Depending on how much you think “priceless” means, what’s probably the biggest art theft of all time took place 23 years ago this week at the Isabella Stewart Gardner Museum in Boston. The Federal Bureau of Investigation has led the search for the missing masterpieces ever since: a Vermeer, two Rembrandts, a Manet, a Degas, and eight less important works. More than two decades later, no arrests have been made. No art has been recovered. And when the Feds announced Monday that they had “new information” on the heist, no meaningful details were given.

The FBI is playing up the offer of a $5 million reward for information leading to the recovery of the stolen works. “They are crowd sourcing to try to get some tips from the public,” says Robert Wittman, himself a former FBI agent and an internationally recognized authority on art theft. “They want to use websites, digital billboards, Facebook, Twitter, all the social media, to get as many eyes as possible.” The announcement of “new information,” however vague, is what Wittman calls “a hook” to get attention. But after the paintings have spent so many years in the hands of careless criminals, he cautions, there may be little or nothing left of them.
The FBI statement Monday said some of the stolen art appears to have moved through Connecticut and Pennsylvania several years ago, but where it is now they don’t know. It said it has the identities of the original thieves, but did not reveal them and did not say why. When you visit the slick new FBI website devoted to the theft, however, the underlying message is pretty clear: the feds have about given up catching the bad guys. All they want is the art, and they’re ready to pay for it.
“Really we’re past the point of statute of limitations on this case,” the FBI’s Special Agent in Charge of the Boston Office Richard DesLauriers says flatly on one of the site’s video clips. “So we’re not particularly interested in at this point pursuing criminal charges against those who are responsible for the theft.”
In a separate clip Anthony Amore, who is now the museum’s security director, refers to the reward being put up by the Gardner: “We stand behind these offers that we’re making and I can’t say it any more clearly than that.” Some reports have estimated the works’ value at $500 million, but that’s irrelevant, says Amore.
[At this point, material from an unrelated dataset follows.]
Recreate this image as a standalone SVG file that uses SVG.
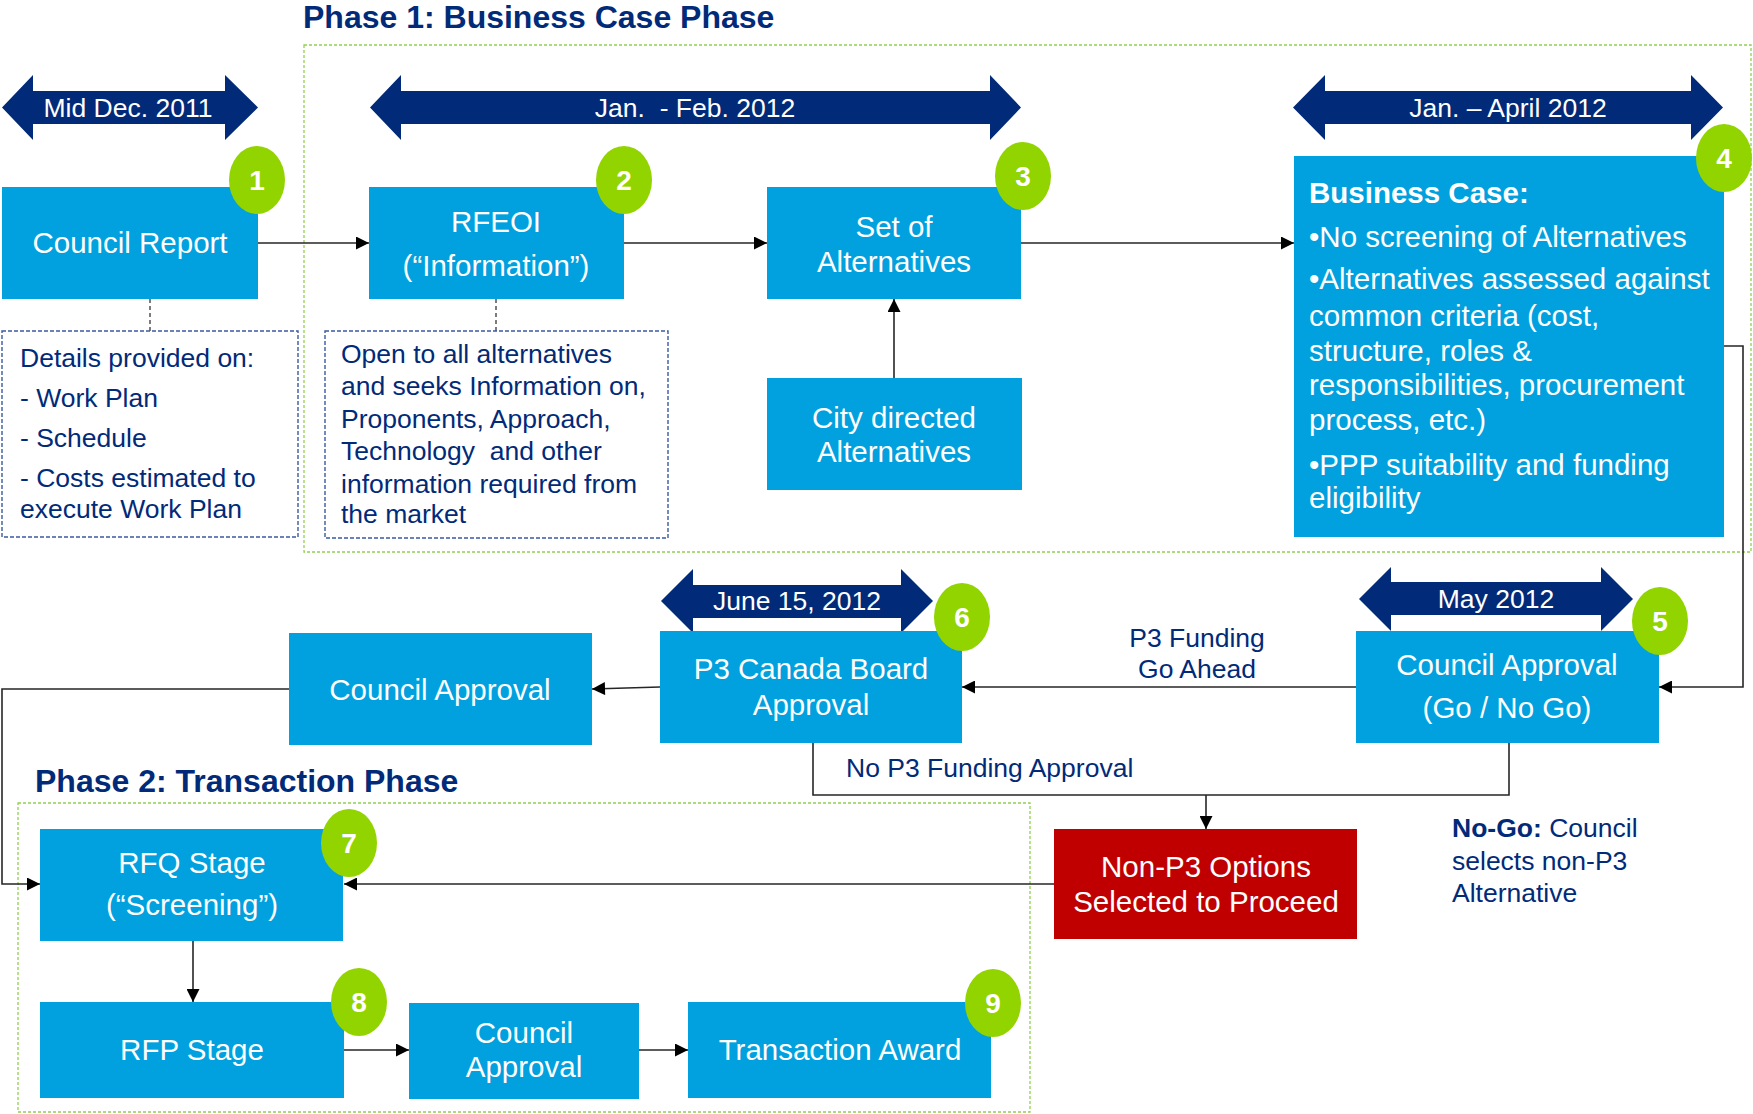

They can never be sold on the open market and they can’t be replaced. (Only 36 Vermeers exist anywhere in the world.) If you want to exchange those paintings for cold cash, the amount of the reward, or ransom, if you like, is the going price.
Wittman, who was the FBI’s main undercover agent working art theft cases until 2008, thinks that many of the works stolen from the Gardner may never be recovered, or will be found in such bad condition they’ll have gone from priceless to worthless. “Any time that paintings are stolen and they are cut out of their frames, unless you effect a very quick recovery, it has been my experience that those paintings deteriorate very quickly,” Wittman said on the phone from Pennsylvania, where he now runs an art security company. As Old Master paintings are bent or rolled, the paint cracks and drops off. “Thieves hide them behind refrigerators, they hide them in closets,” says Wittman, “there are very few environmental controls.”
From 2006 to 2008, Wittman carried out an FBI undercover investigation targeting a group of criminals in southern France who had their hands on several stolen paintings, including Picassos. As he writes in his book, Priceless: How I Went Undercover to Rescue the World’s Stolen Treasures, when people connected with the mob there began to trust him they offered to sell the two most important works stolen from the Gardner: the Vermeer and a Rembrandt seascape, which is the only one the artist is known to have painted.
There was no discussion with the French criminals about how they’d gotten the paintings, if indeed they had them at all. But both had been taken out of their frames still on the stretchers, “so there is a possibility those could be okay,” says Wittman. “Those that were cut out, nobody has heard anything about them.”
In the end, in 2008, jurisdictional issues blew the investigation, says Wittman. He had gained the confidence of his key contacts at meetings in Miami and Spain, but the French would not allow him to work undercover on their turf. When Wittman tried to hand the investigation over to a French agent, the criminals got suspicious and the deal fell through. Eventually other works from other heists were recovered in France, but no one saw the paintings from the Gardner. So the search goes on.